In a statement posted on his website today, Zander said that he supported convicted sex offender Peter E. Benjamin during his sentencing, in 1993, and retained him on a part time basis after his release from prison to videotape school events without knowing the specific charges against him.
“This was a grave oversight,” Zander said.
In addition, the 72-year-old Zander has taken responsibility for engaging Benjamin without disclosing to school officials either Peter Benjamin’s conviction or subsequent imprisonment.
“I accept that it was not for me to make the decision that it was safe to do so,” Zander said. “For all the upset and anguish my actions have thereby caused in the NEC community and beyond, I profoundly apologize.”

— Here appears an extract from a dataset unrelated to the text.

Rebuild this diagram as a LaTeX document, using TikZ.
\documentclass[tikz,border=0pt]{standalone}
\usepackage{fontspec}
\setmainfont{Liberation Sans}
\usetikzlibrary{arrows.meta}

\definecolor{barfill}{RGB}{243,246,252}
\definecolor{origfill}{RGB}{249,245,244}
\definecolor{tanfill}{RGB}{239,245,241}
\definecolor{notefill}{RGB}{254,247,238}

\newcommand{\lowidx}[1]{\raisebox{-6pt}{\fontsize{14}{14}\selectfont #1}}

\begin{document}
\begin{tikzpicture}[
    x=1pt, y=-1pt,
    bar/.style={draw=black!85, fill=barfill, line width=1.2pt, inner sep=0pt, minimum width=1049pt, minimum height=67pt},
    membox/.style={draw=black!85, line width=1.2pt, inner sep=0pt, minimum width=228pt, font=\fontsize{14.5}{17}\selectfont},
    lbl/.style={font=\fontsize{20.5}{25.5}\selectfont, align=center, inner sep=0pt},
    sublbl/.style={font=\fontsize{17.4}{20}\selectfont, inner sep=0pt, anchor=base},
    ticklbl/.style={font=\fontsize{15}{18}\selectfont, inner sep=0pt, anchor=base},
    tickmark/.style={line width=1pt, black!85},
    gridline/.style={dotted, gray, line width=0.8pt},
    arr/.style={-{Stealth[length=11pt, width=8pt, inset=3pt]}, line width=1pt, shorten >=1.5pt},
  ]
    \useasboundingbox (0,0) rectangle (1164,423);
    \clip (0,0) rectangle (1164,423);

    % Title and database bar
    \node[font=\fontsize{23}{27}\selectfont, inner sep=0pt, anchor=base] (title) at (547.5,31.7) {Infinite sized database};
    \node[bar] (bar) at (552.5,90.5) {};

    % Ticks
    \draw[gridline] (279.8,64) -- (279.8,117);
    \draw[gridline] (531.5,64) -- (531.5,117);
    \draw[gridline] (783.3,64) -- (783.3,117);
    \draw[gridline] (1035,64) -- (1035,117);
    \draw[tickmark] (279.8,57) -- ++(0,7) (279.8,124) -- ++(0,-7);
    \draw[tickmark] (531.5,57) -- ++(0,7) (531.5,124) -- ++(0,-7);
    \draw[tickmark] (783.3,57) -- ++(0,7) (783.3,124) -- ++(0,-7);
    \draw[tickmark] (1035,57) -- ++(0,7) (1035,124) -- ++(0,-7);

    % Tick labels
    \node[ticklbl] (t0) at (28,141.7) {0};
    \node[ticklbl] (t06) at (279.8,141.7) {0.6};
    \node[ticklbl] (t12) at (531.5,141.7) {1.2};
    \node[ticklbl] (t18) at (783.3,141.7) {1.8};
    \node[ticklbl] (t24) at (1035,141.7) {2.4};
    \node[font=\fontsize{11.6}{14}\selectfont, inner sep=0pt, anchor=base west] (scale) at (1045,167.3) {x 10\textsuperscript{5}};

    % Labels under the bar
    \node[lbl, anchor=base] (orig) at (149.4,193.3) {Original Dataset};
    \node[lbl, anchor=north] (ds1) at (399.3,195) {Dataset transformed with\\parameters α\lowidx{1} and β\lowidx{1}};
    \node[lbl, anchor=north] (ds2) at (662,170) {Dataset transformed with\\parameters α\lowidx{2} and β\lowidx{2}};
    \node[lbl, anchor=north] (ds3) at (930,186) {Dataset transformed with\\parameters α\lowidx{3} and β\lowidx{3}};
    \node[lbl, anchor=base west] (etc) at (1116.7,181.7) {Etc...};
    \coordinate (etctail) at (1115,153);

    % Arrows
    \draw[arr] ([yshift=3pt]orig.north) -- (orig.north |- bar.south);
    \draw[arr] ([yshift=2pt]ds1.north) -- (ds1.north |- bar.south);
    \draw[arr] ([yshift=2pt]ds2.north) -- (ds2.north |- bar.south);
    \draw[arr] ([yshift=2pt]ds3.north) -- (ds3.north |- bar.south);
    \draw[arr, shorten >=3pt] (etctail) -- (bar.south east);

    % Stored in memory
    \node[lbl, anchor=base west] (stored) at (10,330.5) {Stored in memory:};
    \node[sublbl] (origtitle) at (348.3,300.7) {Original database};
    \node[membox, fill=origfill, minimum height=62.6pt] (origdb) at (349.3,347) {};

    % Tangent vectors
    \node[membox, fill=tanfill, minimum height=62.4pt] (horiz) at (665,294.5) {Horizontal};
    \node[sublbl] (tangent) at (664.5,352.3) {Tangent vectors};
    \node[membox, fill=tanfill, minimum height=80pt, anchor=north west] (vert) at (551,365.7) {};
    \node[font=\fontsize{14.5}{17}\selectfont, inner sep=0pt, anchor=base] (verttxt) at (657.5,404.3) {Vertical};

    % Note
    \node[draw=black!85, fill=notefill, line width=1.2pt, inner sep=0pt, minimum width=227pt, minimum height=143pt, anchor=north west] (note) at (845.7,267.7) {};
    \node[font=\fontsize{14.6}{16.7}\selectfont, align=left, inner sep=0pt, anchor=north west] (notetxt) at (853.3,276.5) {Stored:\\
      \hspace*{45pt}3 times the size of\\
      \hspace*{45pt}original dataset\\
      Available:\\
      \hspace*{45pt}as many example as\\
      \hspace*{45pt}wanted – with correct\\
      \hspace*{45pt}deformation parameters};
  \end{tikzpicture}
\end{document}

Last week, Zander told the Globe that he had done nothing wrong by hiring Peter Benjamin to videotape performances by the Conservatory’s Youth Philharmonic Orchestra and a class he teaches at the Walnut Hill School for the Arts, a boarding school in Natick.
“It’s a tragedy, an absolute tragedy that I’ve been fired for an absolute nothing,” Zander said, in a brief interview. “He’s done nothing for 20 years,” he added. “He’s been blameless for 20 years.”

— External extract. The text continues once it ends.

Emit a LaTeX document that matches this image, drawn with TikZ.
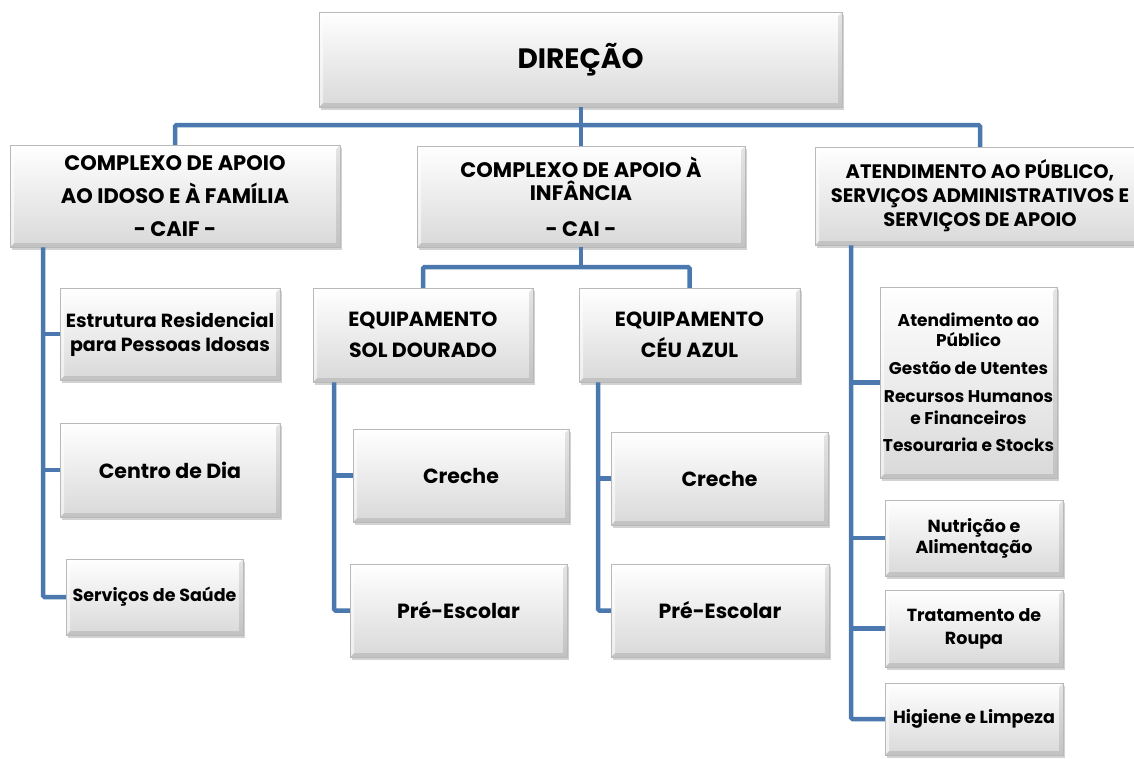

In addition, Carol Goodman, a New York employment attorney retained by Zander, last Thursday criticized conservatory officials for cutting the school’s ties to Zander after he had spent more than four decades as a marquee instructor.
Yesterday, Goodman said Zander made his statement to the Globe last week immediately following his termination by the conservatory and ‘‘did not know of the gravity of the offenses against Peter Benjamin at that time.”
But she also said school officials need not have fired Zander.
“I do not agree that dismissal was the right way or the only way to deal with the situation after 45 years of good will,” she said. “But the NEC has made the decision and Ben Zander is living with it.”
Karen Schwartzman, a consultant and spokeswoman for the conservatory, declined to comment.
Last week, the Globe disclosed that Zander was fired after school officials were notified that Peter Benjamin, 68, is a registered Level 2 sex offender, meaning that state officials have determined that he poses a moderate risk of re-offending.
In 1994, Peter Benjamin was sentenced to five years in state prison after pleading guilty to charges of rape and sexual abuse. The charges were based in part on allegations that he secretly videotaped himself having sex with three male teens, one of whom was abused by Peter Benjamin during a two-year period beginning in 1990, when the boy was 13.
Evidence seized from Peter Benjamin’s home, then in Wayland, included videotapes of the three teens, along with “a box of photographs containing hundreds of photographs of numerous naked boys approximately age 8 to 15 ... performing sexual acts upon one another,” according to prosecutors.
Peter Benjamin, in a Globe interview last Thursday, said he has rehabilitated himself and accused conservatory officials of overreacting by firing Zander and by ending his contract work as a videographer while barring him from the school campus and school events.
“I’ve done everything right,” Peter Benjamin said. “I deserve a break here.”